Thursday, May 6, 2010

choucroute garnie


My husband is infatuated with choucroute garnie.  For as long as we've been coming to Paris, Caleb has been on the hunt for the perfect choucroute.  We've tried it at various small-time brasserie, and every visit, we always say, "Oh, let's try Lipp this time."  But somehow, we never get there.  Other restaurants beckon, or markets seduce.  We came quite close to eating there just the other night, but instead went to another very, very small Parisian institution La Pied de Fouet.  But that's another story.  Or stories.

There is no set recipe for choucroute garnie or "cabbage cooked and garnished".  The cabbage is actually fermented, just like sauerkraut, and that stands in for the cooking.  Classically, the dish can be any preparation of hot sauerkraut served with meat and potatoes, but there are a few key rules to follow.  Traditional recipes call for three types of sausage: Frankfurters, Strasbourg, and Montbeliard.  Fatty salted cuts of pork like ham hocks, pork knuckles, shoulders, or fat back are a must.  Very occasionally, you'll see fish or goose meat, but this would be rare.

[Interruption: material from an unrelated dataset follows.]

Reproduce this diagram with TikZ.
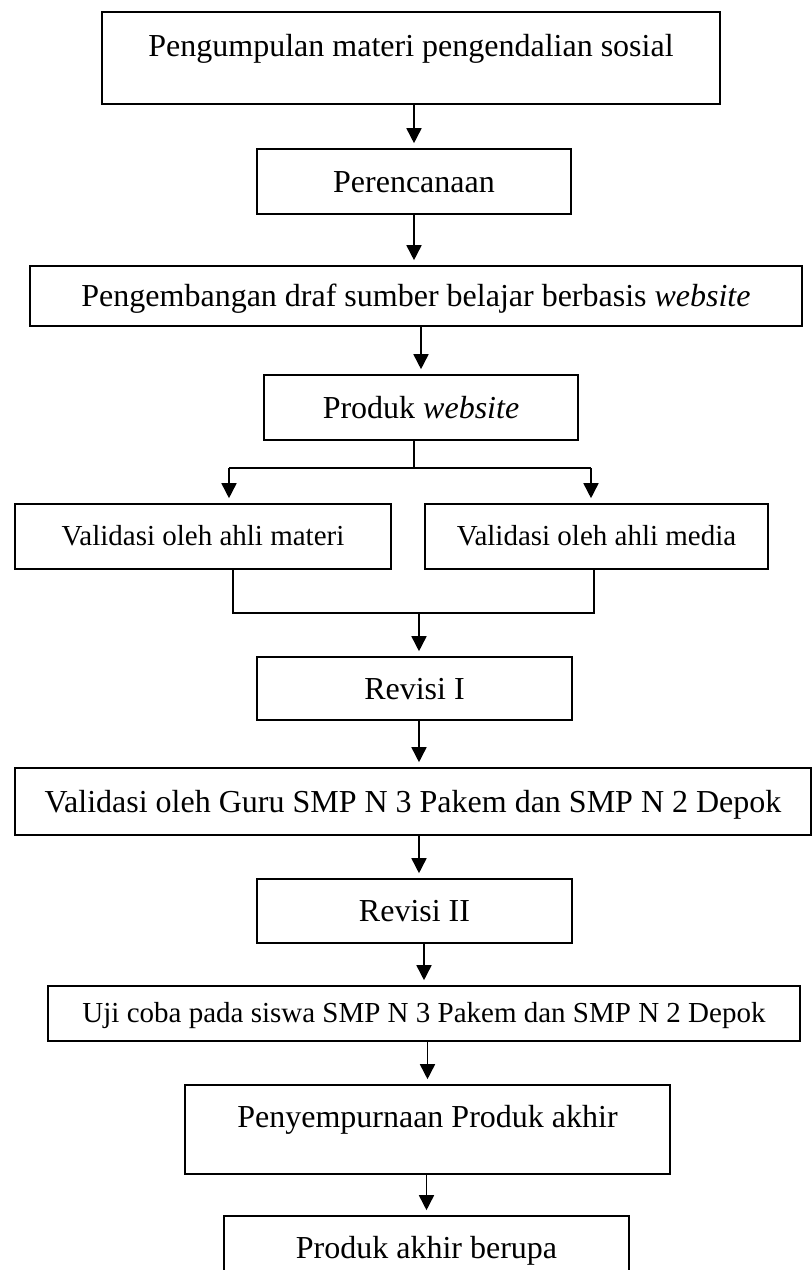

The sauerkraut is usually heated up with a glass of Riesling and goose or pork fat.  It some recipes, especially in mountainous areas, you may find it cooked with onions and sliced apples.  Every authentic sauerkraut recipe includes black peppercorns, cloves, garlic, juniper berries, onions, bay leaf, and wine.  In autumn, in Germany, they prepare the sauerkraut in special crocks to sit and cure over the winter. 


Choucroute garnie, while a typically French dish found in every brasserie worth it's salt pork (brasserie means beer brewing in or brewery in French, hence choucroute is always served with beer), hails from more Germanic or eastern European tribes.  It became part of the French lexicon when France absorbed Alsace et Lorraine on the German-French border so many years ago.

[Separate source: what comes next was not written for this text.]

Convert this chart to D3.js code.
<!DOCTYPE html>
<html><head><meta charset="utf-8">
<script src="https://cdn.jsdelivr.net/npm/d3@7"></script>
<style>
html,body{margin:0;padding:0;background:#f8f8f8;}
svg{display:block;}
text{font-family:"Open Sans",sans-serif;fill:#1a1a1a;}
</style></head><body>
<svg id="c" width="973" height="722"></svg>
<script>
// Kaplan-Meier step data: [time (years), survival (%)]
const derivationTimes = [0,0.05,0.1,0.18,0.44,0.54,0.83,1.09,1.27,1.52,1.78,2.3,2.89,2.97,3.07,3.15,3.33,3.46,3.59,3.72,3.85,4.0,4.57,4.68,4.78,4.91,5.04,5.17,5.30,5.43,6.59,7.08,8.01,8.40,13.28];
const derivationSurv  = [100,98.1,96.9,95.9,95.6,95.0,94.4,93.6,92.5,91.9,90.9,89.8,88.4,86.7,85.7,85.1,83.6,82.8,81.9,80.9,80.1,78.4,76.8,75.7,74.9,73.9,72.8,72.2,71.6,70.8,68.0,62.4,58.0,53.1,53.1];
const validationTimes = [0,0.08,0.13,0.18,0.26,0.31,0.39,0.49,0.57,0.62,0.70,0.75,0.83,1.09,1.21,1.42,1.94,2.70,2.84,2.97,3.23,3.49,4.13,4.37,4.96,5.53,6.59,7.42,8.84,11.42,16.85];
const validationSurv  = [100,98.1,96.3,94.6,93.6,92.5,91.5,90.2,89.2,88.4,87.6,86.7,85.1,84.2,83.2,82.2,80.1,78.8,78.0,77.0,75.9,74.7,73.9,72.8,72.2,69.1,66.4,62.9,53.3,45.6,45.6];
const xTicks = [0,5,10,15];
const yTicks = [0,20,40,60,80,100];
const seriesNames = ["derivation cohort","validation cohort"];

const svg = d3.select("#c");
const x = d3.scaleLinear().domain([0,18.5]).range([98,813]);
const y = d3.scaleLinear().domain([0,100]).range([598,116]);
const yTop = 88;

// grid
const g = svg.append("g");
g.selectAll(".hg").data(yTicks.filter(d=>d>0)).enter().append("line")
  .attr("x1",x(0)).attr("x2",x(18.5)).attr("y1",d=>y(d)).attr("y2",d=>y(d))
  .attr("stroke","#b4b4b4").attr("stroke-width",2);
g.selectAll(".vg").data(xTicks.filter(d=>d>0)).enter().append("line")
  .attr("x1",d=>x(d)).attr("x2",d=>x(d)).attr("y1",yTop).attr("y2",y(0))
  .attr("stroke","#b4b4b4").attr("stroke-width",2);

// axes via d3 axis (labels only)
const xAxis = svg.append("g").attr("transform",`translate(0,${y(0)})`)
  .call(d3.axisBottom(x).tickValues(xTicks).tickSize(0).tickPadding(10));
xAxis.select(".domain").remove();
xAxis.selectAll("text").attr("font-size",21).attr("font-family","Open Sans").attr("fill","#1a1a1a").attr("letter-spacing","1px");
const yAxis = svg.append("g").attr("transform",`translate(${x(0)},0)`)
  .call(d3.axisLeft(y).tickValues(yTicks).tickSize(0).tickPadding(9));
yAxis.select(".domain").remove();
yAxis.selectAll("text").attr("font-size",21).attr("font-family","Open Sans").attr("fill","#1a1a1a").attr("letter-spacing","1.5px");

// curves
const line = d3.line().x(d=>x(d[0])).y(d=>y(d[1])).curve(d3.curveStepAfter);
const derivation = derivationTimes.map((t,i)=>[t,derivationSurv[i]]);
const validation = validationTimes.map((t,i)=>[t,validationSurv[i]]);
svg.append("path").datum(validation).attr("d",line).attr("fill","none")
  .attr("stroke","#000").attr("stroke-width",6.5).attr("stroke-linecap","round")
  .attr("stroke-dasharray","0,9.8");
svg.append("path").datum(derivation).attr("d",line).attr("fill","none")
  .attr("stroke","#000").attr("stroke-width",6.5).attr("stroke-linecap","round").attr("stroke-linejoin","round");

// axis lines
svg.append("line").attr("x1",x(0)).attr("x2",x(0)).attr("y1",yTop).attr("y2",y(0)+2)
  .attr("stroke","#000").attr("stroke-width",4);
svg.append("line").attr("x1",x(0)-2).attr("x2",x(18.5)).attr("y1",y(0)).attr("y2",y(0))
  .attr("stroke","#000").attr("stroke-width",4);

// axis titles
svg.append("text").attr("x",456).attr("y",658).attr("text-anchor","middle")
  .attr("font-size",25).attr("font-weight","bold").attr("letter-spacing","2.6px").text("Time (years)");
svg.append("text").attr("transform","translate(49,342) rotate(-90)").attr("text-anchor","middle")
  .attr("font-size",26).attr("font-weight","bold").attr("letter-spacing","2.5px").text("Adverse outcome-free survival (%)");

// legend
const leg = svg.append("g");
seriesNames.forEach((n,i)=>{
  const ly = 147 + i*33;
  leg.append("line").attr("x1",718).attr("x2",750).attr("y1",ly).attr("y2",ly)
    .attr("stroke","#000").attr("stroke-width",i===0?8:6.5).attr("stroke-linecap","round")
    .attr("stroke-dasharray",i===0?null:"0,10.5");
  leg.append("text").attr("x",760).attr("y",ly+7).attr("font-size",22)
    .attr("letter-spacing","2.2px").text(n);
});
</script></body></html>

This time in Paris we forgo Brasserie Lipp one more time, and our choucroute is procured at the Motte-Piquet Market.  There is a notorious, as in flirtatious, butcher there specializing in pork.  He has one of the largest booths on the street.  He quips, tosses, smiles, winks.  There, we see all the makings of classic choucroute.  We stand on line and wait for the butcher--or is it the butcher's wife?--to wait on us.  We ask for choucroute garnie for two.  She sets us up right: the white, almost transluscent sauerkraut flecked with juniper berries and whole peppercorns, Frankfurters, Alsation sausages, and fatty salted pork shoulder.  We'll make our own roasted potatoes.  At the apartment, we already have Kronenbourg chilling. 

The butcher's wife, if that's who she really is, does not like that I've taken my camera out to photograph the scene.  I don't like posed pictures, so I'll be the first to admit, I'm a little sneaky, though my camera is too large to be inconspicuous.  I watch another American woman in the line ahead of us ask to take photos and the butcher's wife smiles and strikes a pose with her knife.  That's not what I'm looking for.  I only know that she is not pleased with me and my Sony Cybershot, the last of its kind with a Zeiss lens, when we say "Bonne Journee" and make to leave.  She pierces me with a rather deadly stare.  Guilt quickly sets in on my part as I think of good manners and politesse....

At the apartment that night, we set the table, light the candles, and heat up our prize.  Maybe we'll get to Brasserie Lipp the next time we visit, but I rather think that we may never get to Lipp as if we are holding it out as the quintessential choucroute experience that we never want to spoil by actually eating there.  Perhaps we've created too much of a temple out of the notion.  Or maybe it will be saved for the last meal we ever have in this great city.  A send off of nostaligic proportions.

Caleb thinks his fascination began when he read somehwhere about the traditional Parisian brasseries that were opened by the influx of Alsations that came to Paris for work in the 19th century.  But it's been a fascination for so long, he can't quite remember why.  Other than the dish just tastes so damn good.